I’m curious if a cluster of small 1 kg probe “components” could be simultaneously sent to Proxima Centauri using beamed propulsion (perhaps even riding the same beam?). For example, one probe would contain a CCD imaging device, another probe would contain a transmitter, a third probe would contain memory for storing images, and a fourth probe would contain solar panels used to generate power. Once the separate components reach Proxima, they would be programmed to self-assemble into the complete probe.
Since each probe blocks the beam for the one further out, not really. You could probably launch a sequence of probes with each having a slightly higher velocity that the one before, so they’d converge on each other after being launched.
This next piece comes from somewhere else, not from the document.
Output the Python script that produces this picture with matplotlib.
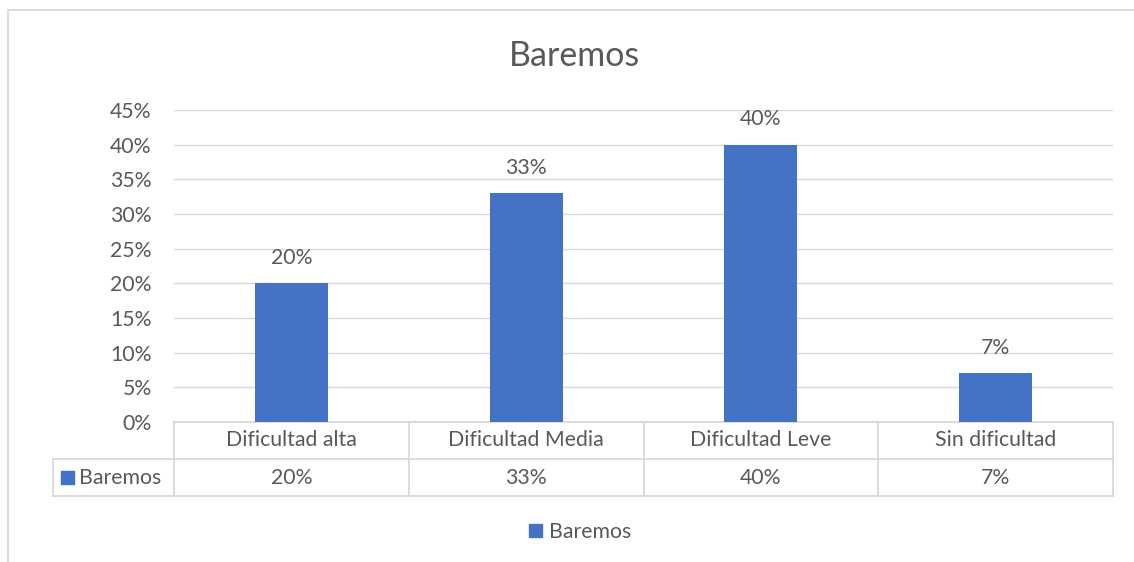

And a time-multiplexed beam would not solve the problem, since the pointing angle would only be correct for one of the channels. It looks like one beamer per probe with this system. Of course, there’s nothing to prevent a probe splitting up at the destination, but that too sounds like a case of diminishing returns.
The main issue I have with particle beams which I am in favour of is they need to be in space which costs a lot of money. As for divergence it could be reduced with several technics.
1 Use massive collection of atoms like carbon 512 with trapped atoms.
2 Use many beams as the ionic divergence forces are to the square.
3 Have sheets of particles released in concave patterns so laser light pushes them towards each other over time.